'''

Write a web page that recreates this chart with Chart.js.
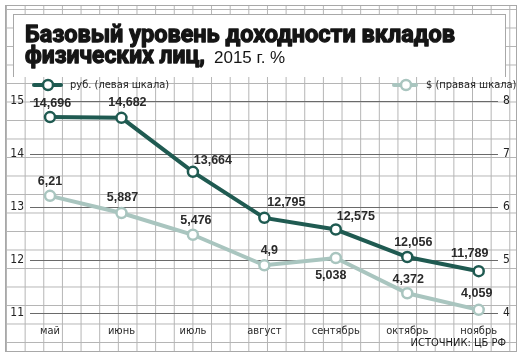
<!DOCTYPE html>
<html>
<head>
<meta charset="utf-8">
<script src="https://cdn.jsdelivr.net/npm/chart.js@4"></script>
<style>
  html, body { margin: 0; padding: 0; background: #fff; }
  #wrap { position: relative; width: 520px; height: 358px; overflow: hidden; }
  #paper {
    position: absolute; left: 5px; top: 5px; width: 510px; height: 345px;
    border: 1px solid #a8a8a8;
    background-image:
      linear-gradient(to right, #b4b4b4 1px, transparent 1px),
      linear-gradient(to bottom, #b4b4b4 1px, transparent 1px);
    background-size: 18.65px 18.5px;
    background-position: 0px 3px;
  }
  #titlebox {
    position: absolute; left: 13px; top: 14px; width: 491px; height: 62px;
    background: #fff; border: 1px solid #a8a8a8; border-bottom: none;
  }
  canvas { position: absolute; left: 0; top: 0; }
</style>
</head>
<body>
<div id="wrap">
  <div id="paper"></div>
  <div id="titlebox"></div>
  <canvas id="chart" width="520" height="358"></canvas>
</div>
<script>
const months = ['май', 'июнь', 'июль', 'август', 'сентябрь', 'октябрь', 'ноябрь'];
const rubRates = [14.696, 14.682, 13.664, 12.795, 12.575, 12.056, 11.789];
const usdRates = [6.21, 5.887, 5.476, 4.9, 5.038, 4.372, 4.059];
const leftTicks = [11, 12, 13, 14, 15];
const rightTicks = [4, 5, 6, 7, 8];

// where each value label sits relative to its point
const rubLabelShift = [[2, -14], [6, -15], [20, -11], [22, -15], [20, -13], [6, -14], [-9, -18]];
const usdLabelShift = [[0, -14], [1, -15], [3, -14], [5, -15], [-5, 18], [1, -14], [-2, -16]];

const rubColor = '#1f5a51';
const usdColor = '#a9c5bf';
const narrow = '"Liberation Sans Narrow", "DejaVu Sans Condensed", "Liberation Sans", sans-serif';

const fmt = v => String(v).replace('.', ',');

const extras = {
  id: 'extras',
  afterDatasetsDraw(chart) {
    const ctx = chart.ctx;
    ctx.save();
    ctx.font = 'bold 12.5px "Liberation Sans", Arial, sans-serif';
    ctx.fillStyle = '#2a2a2a';
    ctx.textAlign = 'center';
    ctx.textBaseline = 'middle';
    chart.data.datasets.forEach((ds, di) => {
      const shifts = di === 0 ? rubLabelShift : usdLabelShift;
      const vals = di === 0 ? rubRates : usdRates;
      chart.getDatasetMeta(di).data.forEach((pt, i) => {
        ctx.fillText(fmt(vals[i]), pt.x + shifts[i][0], pt.y + shifts[i][1]);
      });
    });
    ctx.restore();
  },
  afterDraw(chart) {
    const ctx = chart.ctx;
    ctx.save();
    // title, stroked as well to get the heavy look
    ctx.fillStyle = '#151515';
    ctx.strokeStyle = '#151515';
    ctx.lineWidth = 1.3;
    ctx.lineJoin = 'round';
    ctx.textBaseline = 'alphabetic';
    ctx.textAlign = 'left';
    ctx.font = 'bold 24px Roboto, "Liberation Sans", sans-serif';
    ctx.fillText('Базовый уровень доходности вкладов', 25, 42, 430);
    ctx.strokeText('Базовый уровень доходности вкладов', 25, 42, 430);
    ctx.fillText('физических лиц,', 25, 63, 180);
    ctx.strokeText('физических лиц,', 25, 63, 180);
    ctx.font = '17px "Liberation Sans", Arial, sans-serif';
    ctx.fillText('2015 г. %', 214, 63, 83);

    // legend
    const legendItem = (x1, x2, cx, color, text, tx) => {
      ctx.strokeStyle = color;
      ctx.lineWidth = 4;
      ctx.lineCap = 'round';
      ctx.beginPath(); ctx.moveTo(x1, 85); ctx.lineTo(x2, 85); ctx.stroke();
      ctx.fillStyle = '#fff';
      ctx.lineWidth = 2.5;
      ctx.beginPath(); ctx.arc(cx, 85, 5, 0, Math.PI * 2); ctx.fill(); ctx.stroke();
      ctx.fillStyle = '#222';
      ctx.font = '11px ' + narrow;
      ctx.textBaseline = 'middle';
      ctx.fillText(text, tx, 85);
    };
    legendItem(34, 61, 48, rubColor, 'руб. (левая шкала)', 70);
    legendItem(394, 416, 406, usdColor, '$ (правая шкала)', 426);

    // source
    ctx.fillStyle = '#1a1a1a';
    ctx.font = '11px ' + narrow;
    ctx.textAlign = 'right';
    ctx.fillText('ИСТОЧНИК: ЦБ РФ', 506, 343);
    ctx.restore();
  }
};

new Chart(document.getElementById('chart'), {
  type: 'line',
  data: {
    datasets: [
      {
        label: 'руб. (левая шкала)',
        data: months.map((m, i) => ({ x: i, y: rubRates[i] })),
        yAxisID: 'yL',
        borderColor: rubColor,
        borderWidth: 4,
        pointBackgroundColor: '#fff',
        pointBorderColor: rubColor,
        pointBorderWidth: 2.5,
        pointRadius: 5,
        tension: 0,
        clip: false
      },
      {
        label: '$ (правая шкала)',
        data: months.map((m, i) => ({ x: i, y: usdRates[i] })),
        yAxisID: 'yR',
        borderColor: usdColor,
        borderWidth: 4,
        pointBackgroundColor: '#fff',
        pointBorderColor: usdColor,
        pointBorderWidth: 2.5,
        pointRadius: 5,
        tension: 0,
        clip: false
      }
    ]
  },
  options: {
    responsive: false,
    animation: false,
    layout: { padding: { left: 0, right: 0, top: 101, bottom: 0 } },
    plugins: { legend: { display: false }, tooltip: { enabled: false } },
    scales: {
      x: {
        type: 'linear',
        min: -0.28,
        max: 6.27,
        afterBuildTicks: s => { s.ticks = months.map((m, i) => ({ value: i })); },
        afterFit: s => { s.height = 45; },
        grid: { display: false, drawTicks: false },
        border: { display: false },
        ticks: {
          autoSkip: false,
          maxRotation: 0,
          padding: 12,
          color: '#2a2a2a',
          font: { family: narrow, size: 11 },
          callback: v => months[v]
        }
      },
      yL: {
        position: 'left',
        min: 11,
        max: 15,
        afterBuildTicks: s => { s.ticks = leftTicks.map(v => ({ value: v })); },
        afterFit: s => { s.width = 30; },
        border: { display: false },
        grid: { color: '#6a6a6a', lineWidth: 1, borderDash: [2, 1], drawTicks: false },
        ticks: { padding: 6, color: '#222', font: { family: narrow, size: 12 } }
      },
      yR: {
        position: 'right',
        min: 4,
        max: 8,
        afterBuildTicks: s => { s.ticks = rightTicks.map(v => ({ value: v })); },
        afterFit: s => { s.width = 22; },
        border: { display: false },
        grid: { display: false, drawTicks: false },
        ticks: { padding: 5, color: '#222', font: { family: narrow, size: 12 } }
      }
    }
  },
  plugins: [extras]
});
</script>
</body>
</html>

'''

- **PROBLEM REQUIREMENTS**: Copy exactly the lines running from the beginning of the listing through the line that has "const rightTicks = [4, 5, 6, 7, 8];". Drop the pictures.

- **REPLY**:
Write a web page that recreates this chart with Chart.js.
<!DOCTYPE html>
<html>
<head>
<meta charset="utf-8">
<script src="https://cdn.jsdelivr.net/npm/chart.js@4"></script>
<style>
  html, body { margin: 0; padding: 0; background: #fff; }
  #wrap { position: relative; width: 520px; height: 358px; overflow: hidden; }
  #paper {
    position: absolute; left: 5px; top: 5px; width: 510px; height: 345px;
    border: 1px solid #a8a8a8;
    background-image:
      linear-gradient(to right, #b4b4b4 1px, transparent 1px),
      linear-gradient(to bottom, #b4b4b4 1px, transparent 1px);
    background-size: 18.65px 18.5px;
    background-position: 0px 3px;
  }
  #titlebox {
    position: absolute; left: 13px; top: 14px; width: 491px; height: 62px;
    background: #fff; border: 1px solid #a8a8a8; border-bottom: none;
  }
  canvas { position: absolute; left: 0; top: 0; }
</style>
</head>
<body>
<div id="wrap">
  <div id="paper"></div>
  <div id="titlebox"></div>
  <canvas id="chart" width="520" height="358"></canvas>
</div>
<script>
const months = ['май', 'июнь', 'июль', 'август', 'сентябрь', 'октябрь', 'ноябрь'];
const rubRates = [14.696, 14.682, 13.664, 12.795, 12.575, 12.056, 11.789];
const usdRates = [6.21, 5.887, 5.476, 4.9, 5.038, 4.372, 4.059];
const leftTicks = [11, 12, 13, 14, 15];
const rightTicks = [4, 5, 6, 7, 8];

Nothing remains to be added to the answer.